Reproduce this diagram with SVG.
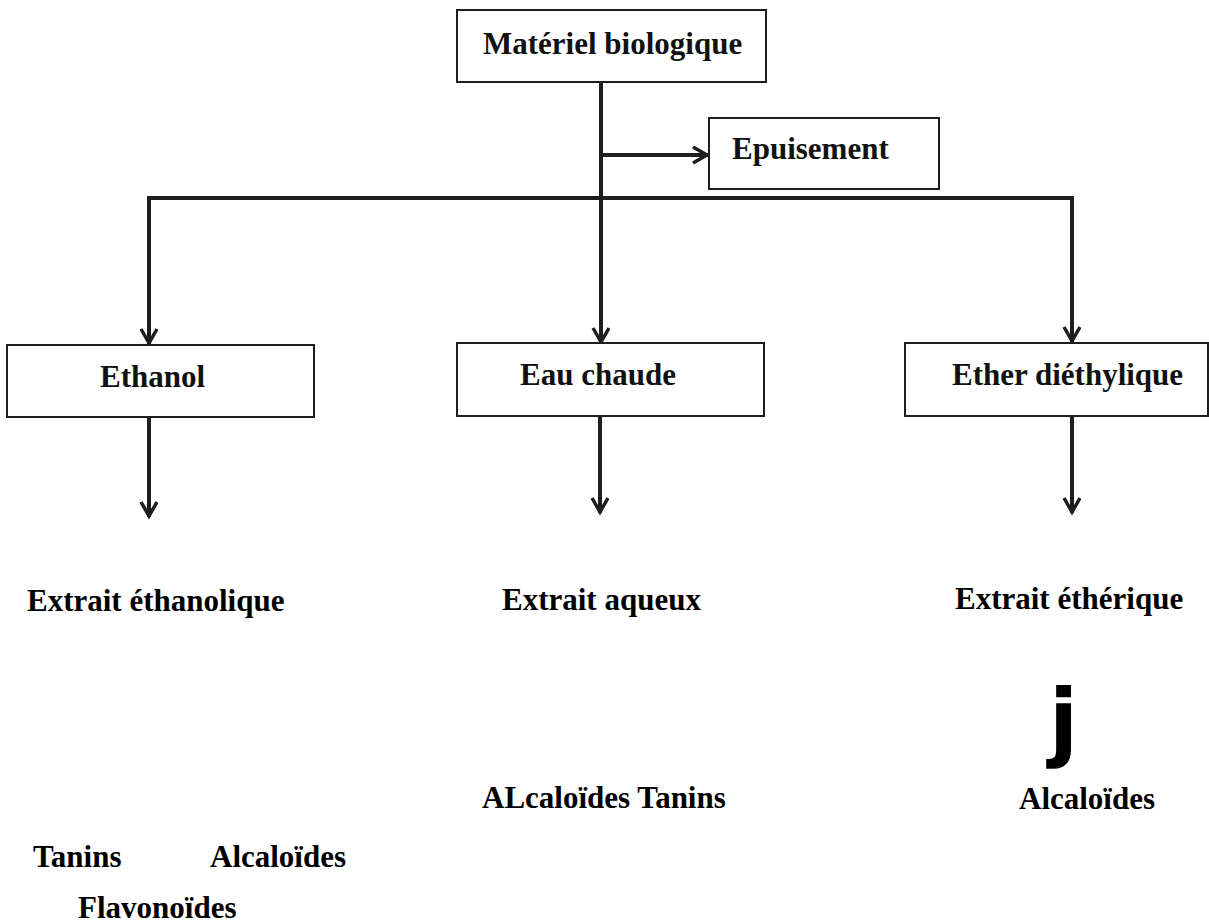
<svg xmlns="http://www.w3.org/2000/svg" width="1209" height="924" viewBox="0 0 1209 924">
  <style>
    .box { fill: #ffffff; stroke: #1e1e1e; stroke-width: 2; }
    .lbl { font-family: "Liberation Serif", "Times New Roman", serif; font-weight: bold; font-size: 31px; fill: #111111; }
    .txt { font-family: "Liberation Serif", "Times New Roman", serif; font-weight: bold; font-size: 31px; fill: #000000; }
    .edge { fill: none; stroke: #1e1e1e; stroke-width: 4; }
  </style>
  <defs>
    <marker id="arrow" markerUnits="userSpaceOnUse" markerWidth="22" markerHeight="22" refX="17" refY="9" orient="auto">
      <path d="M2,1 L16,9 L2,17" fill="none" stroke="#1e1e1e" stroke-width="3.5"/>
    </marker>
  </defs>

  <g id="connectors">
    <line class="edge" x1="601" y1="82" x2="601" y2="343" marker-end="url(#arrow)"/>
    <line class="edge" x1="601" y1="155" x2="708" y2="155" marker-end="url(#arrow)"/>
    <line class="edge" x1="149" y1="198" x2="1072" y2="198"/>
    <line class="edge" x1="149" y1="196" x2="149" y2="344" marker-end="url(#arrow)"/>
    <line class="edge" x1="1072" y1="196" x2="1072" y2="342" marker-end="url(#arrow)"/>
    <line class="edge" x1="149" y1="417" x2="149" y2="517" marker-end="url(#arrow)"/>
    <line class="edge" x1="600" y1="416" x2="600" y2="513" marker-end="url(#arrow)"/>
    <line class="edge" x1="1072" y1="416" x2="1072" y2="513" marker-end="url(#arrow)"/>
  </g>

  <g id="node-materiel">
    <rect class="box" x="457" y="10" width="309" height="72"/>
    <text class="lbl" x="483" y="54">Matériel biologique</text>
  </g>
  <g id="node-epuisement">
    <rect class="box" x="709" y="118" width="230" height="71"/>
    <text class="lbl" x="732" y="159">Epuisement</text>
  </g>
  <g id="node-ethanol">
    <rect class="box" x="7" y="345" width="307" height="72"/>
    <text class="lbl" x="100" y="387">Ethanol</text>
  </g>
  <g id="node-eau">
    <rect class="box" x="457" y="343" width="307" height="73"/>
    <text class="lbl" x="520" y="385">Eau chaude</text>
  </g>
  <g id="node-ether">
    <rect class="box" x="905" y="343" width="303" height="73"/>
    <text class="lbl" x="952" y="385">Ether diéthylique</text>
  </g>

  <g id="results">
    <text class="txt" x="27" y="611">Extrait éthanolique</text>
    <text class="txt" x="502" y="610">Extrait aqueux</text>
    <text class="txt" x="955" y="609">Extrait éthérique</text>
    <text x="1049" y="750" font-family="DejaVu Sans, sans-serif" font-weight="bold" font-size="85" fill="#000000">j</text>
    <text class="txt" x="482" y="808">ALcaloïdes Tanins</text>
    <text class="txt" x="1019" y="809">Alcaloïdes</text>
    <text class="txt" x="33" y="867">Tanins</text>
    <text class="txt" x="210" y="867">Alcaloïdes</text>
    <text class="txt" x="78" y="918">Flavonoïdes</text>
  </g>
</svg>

**EXERCISE:** Reproduce every line exactly and omit all pictures.

**EXERCISE SOLUTION:**
Reproduce this diagram with SVG.
<svg xmlns="http://www.w3.org/2000/svg" width="1209" height="924" viewBox="0 0 1209 924">
  <style>
    .box { fill: #ffffff; stroke: #1e1e1e; stroke-width: 2; }
    .lbl { font-family: "Liberation Serif", "Times New Roman", serif; font-weight: bold; font-size: 31px; fill: #111111; }
    .txt { font-family: "Liberation Serif", "Times New Roman", serif; font-weight: bold; font-size: 31px; fill: #000000; }
    .edge { fill: none; stroke: #1e1e1e; stroke-width: 4; }
  </style>
  <defs>
    <marker id="arrow" markerUnits="userSpaceOnUse" markerWidth="22" markerHeight="22" refX="17" refY="9" orient="auto">
      <path d="M2,1 L16,9 L2,17" fill="none" stroke="#1e1e1e" stroke-width="3.5"/>
    </marker>
  </defs>

  <g id="connectors">
    <line class="edge" x1="601" y1="82" x2="601" y2="343" marker-end="url(#arrow)"/>
    <line class="edge" x1="601" y1="155" x2="708" y2="155" marker-end="url(#arrow)"/>
    <line class="edge" x1="149" y1="198" x2="1072" y2="198"/>
    <line class="edge" x1="149" y1="196" x2="149" y2="344" marker-end="url(#arrow)"/>
    <line class="edge" x1="1072" y1="196" x2="1072" y2="342" marker-end="url(#arrow)"/>
    <line class="edge" x1="149" y1="417" x2="149" y2="517" marker-end="url(#arrow)"/>
    <line class="edge" x1="600" y1="416" x2="600" y2="513" marker-end="url(#arrow)"/>
    <line class="edge" x1="1072" y1="416" x2="1072" y2="513" marker-end="url(#arrow)"/>
  </g>

  <g id="node-materiel">
    <rect class="box" x="457" y="10" width="309" height="72"/>
    <text class="lbl" x="483" y="54">Matériel biologique</text>
  </g>
  <g id="node-epuisement">
    <rect class="box" x="709" y="118" width="230" height="71"/>
    <text class="lbl" x="732" y="159">Epuisement</text>
  </g>
  <g id="node-ethanol">
    <rect class="box" x="7" y="345" width="307" height="72"/>
    <text class="lbl" x="100" y="387">Ethanol</text>
  </g>
  <g id="node-eau">
    <rect class="box" x="457" y="343" width="307" height="73"/>
    <text class="lbl" x="520" y="385">Eau chaude</text>
  </g>
  <g id="node-ether">
    <rect class="box" x="905" y="343" width="303" height="73"/>
    <text class="lbl" x="952" y="385">Ether diéthylique</text>
  </g>

  <g id="results">
    <text class="txt" x="27" y="611">Extrait éthanolique</text>
    <text class="txt" x="502" y="610">Extrait aqueux</text>
    <text class="txt" x="955" y="609">Extrait éthérique</text>
    <text x="1049" y="750" font-family="DejaVu Sans, sans-serif" font-weight="bold" font-size="85" fill="#000000">j</text>
    <text class="txt" x="482" y="808">ALcaloïdes Tanins</text>
    <text class="txt" x="1019" y="809">Alcaloïdes</text>
    <text class="txt" x="33" y="867">Tanins</text>
    <text class="txt" x="210" y="867">Alcaloïdes</text>
    <text class="txt" x="78" y="918">Flavonoïdes</text>
  </g>
</svg>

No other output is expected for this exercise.